▶ What is asked
Reproduce the lines of the material exactly, excluding every image.

▶ Supplied data

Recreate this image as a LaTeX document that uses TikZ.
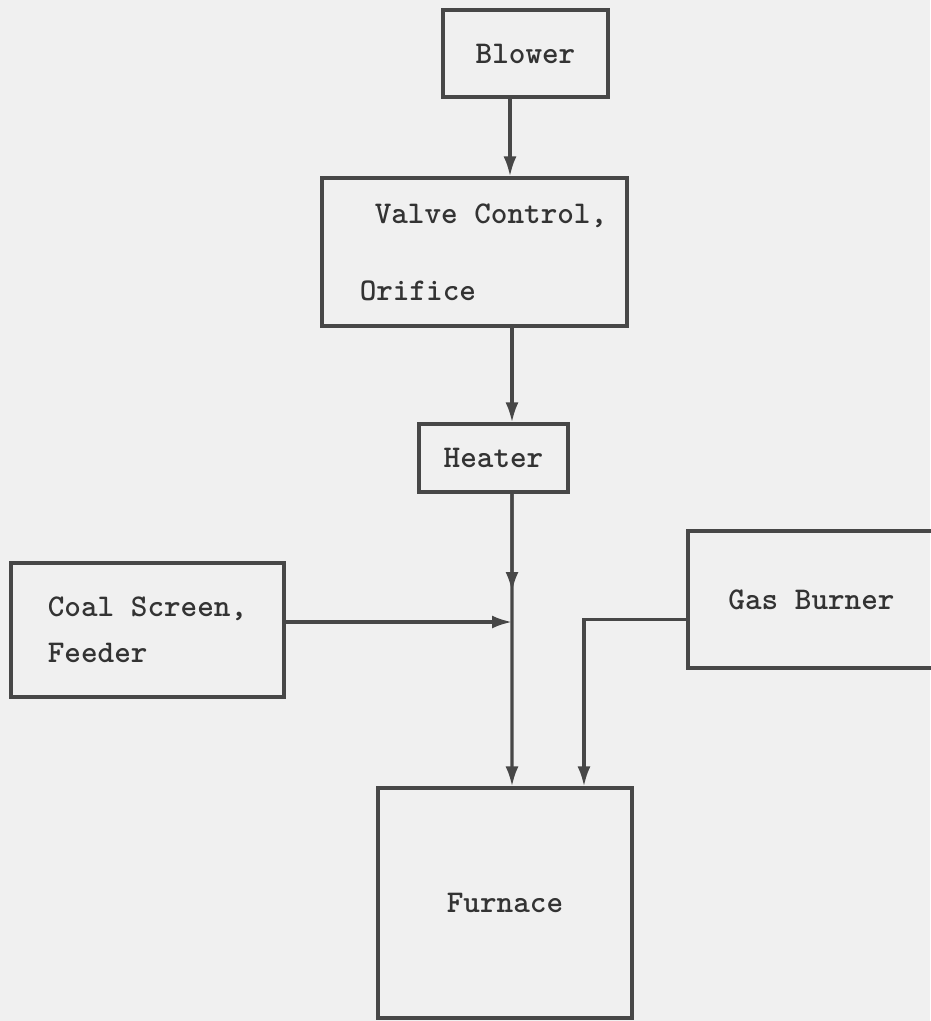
\documentclass[tikz,border=0pt]{standalone}
\usepackage{fontspec}
\usepackage{tikz}
\usetikzlibrary{arrows.meta}
\usetikzlibrary{positioning,calc}
\tikzset{
    box/.style={
        draw=black!72,
        rectangle,
        line width=1.8pt,
        inner sep=0pt,
        align=left,
        text=black!80,
        font=\ttfamily\bfseries\fontsize{18}{22}\selectfont
    },
    flow/.style={
        draw=black!72,
        line width=1.8pt,
        -{Latex[length=0.4cm, width=0.26cm]}
    }
}

\begin{document}
\begin{tikzpicture}[x=0.02cm, y=-0.02cm]
  % Paper background
  \fill[black!6] (0,0) rectangle (930,1021);
  \useasboundingbox (0,0) rectangle (930,1021);

  % Create boxes
  \node[box, minimum width=3.3cm, minimum height=1.74cm] (blower) at (525.5,53.5) {Blower};
  \node[box, minimum width=6.1cm, minimum height=2.96cm] (valve) at (474.5,252)
    {\hspace*{0.66cm}Valve Control,\\[22pt]\hspace*{0.36cm}Orifice};
  \node[box, minimum width=2.98cm, minimum height=1.36cm] (heater) at (493.5,458) {Heater};
  \node[box, minimum width=5.46cm, minimum height=2.68cm] (coal) at (147.5,630)
    {Coal Screen,\\[4pt]Feeder};
  \node[box, minimum width=4.94cm, minimum height=2.74cm] (gas) at (811.5,599.5) {Gas Burner};
  \node[box, minimum width=5.08cm, minimum height=4.6cm] (furnace) at (505,903) {Furnace};

  % Points on the main line
  \coordinate (mid) at (512,592);
  \coordinate (join) at (512,622);

  % Connect boxes
  \draw[flow] ([xshift=-0.31cm]blower.south) -- ([xshift=-0.31cm]blower.south |- valve.north);
  \draw[flow] ([xshift=0.75cm]valve.south) -- ([xshift=0.75cm]valve.south |- heater.north);
  \draw[flow] ([xshift=0.37cm]heater.south) -- ([xshift=0.14cm]furnace.north);
  \draw[flow] ([xshift=0.37cm]heater.south) -- (mid);
  \draw[flow] (coal.east |- join) -- (join);
  \draw[flow] ([yshift=-0.4cm]gas.west) -| ([xshift=1.58cm]furnace.north);
\end{tikzpicture}
\end{document}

▶ Exercise result
Recreate this image as a LaTeX document that uses TikZ.
\documentclass[tikz,border=0pt]{standalone}
\usepackage{fontspec}
\usepackage{tikz}
\usetikzlibrary{arrows.meta}
\usetikzlibrary{positioning,calc}
\tikzset{
    box/.style={
        draw=black!72,
        rectangle,
        line width=1.8pt,
        inner sep=0pt,
        align=left,
        text=black!80,
        font=\ttfamily\bfseries\fontsize{18}{22}\selectfont
    },
    flow/.style={
        draw=black!72,
        line width=1.8pt,
        -{Latex[length=0.4cm, width=0.26cm]}
    }
}

\begin{document}
\begin{tikzpicture}[x=0.02cm, y=-0.02cm]
  % Paper background
  \fill[black!6] (0,0) rectangle (930,1021);
  \useasboundingbox (0,0) rectangle (930,1021);

  % Create boxes
  \node[box, minimum width=3.3cm, minimum height=1.74cm] (blower) at (525.5,53.5) {Blower};
  \node[box, minimum width=6.1cm, minimum height=2.96cm] (valve) at (474.5,252)
    {\hspace*{0.66cm}Valve Control,\\[22pt]\hspace*{0.36cm}Orifice};
  \node[box, minimum width=2.98cm, minimum height=1.36cm] (heater) at (493.5,458) {Heater};
  \node[box, minimum width=5.46cm, minimum height=2.68cm] (coal) at (147.5,630)
    {Coal Screen,\\[4pt]Feeder};
  \node[box, minimum width=4.94cm, minimum height=2.74cm] (gas) at (811.5,599.5) {Gas Burner};
  \node[box, minimum width=5.08cm, minimum height=4.6cm] (furnace) at (505,903) {Furnace};

  % Points on the main line
  \coordinate (mid) at (512,592);
  \coordinate (join) at (512,622);

  % Connect boxes
  \draw[flow] ([xshift=-0.31cm]blower.south) -- ([xshift=-0.31cm]blower.south |- valve.north);
  \draw[flow] ([xshift=0.75cm]valve.south) -- ([xshift=0.75cm]valve.south |- heater.north);
  \draw[flow] ([xshift=0.37cm]heater.south) -- ([xshift=0.14cm]furnace.north);
  \draw[flow] ([xshift=0.37cm]heater.south) -- (mid);
  \draw[flow] (coal.east |- join) -- (join);
  \draw[flow] ([yshift=-0.4cm]gas.west) -| ([xshift=1.58cm]furnace.north);
\end{tikzpicture}
\end{document}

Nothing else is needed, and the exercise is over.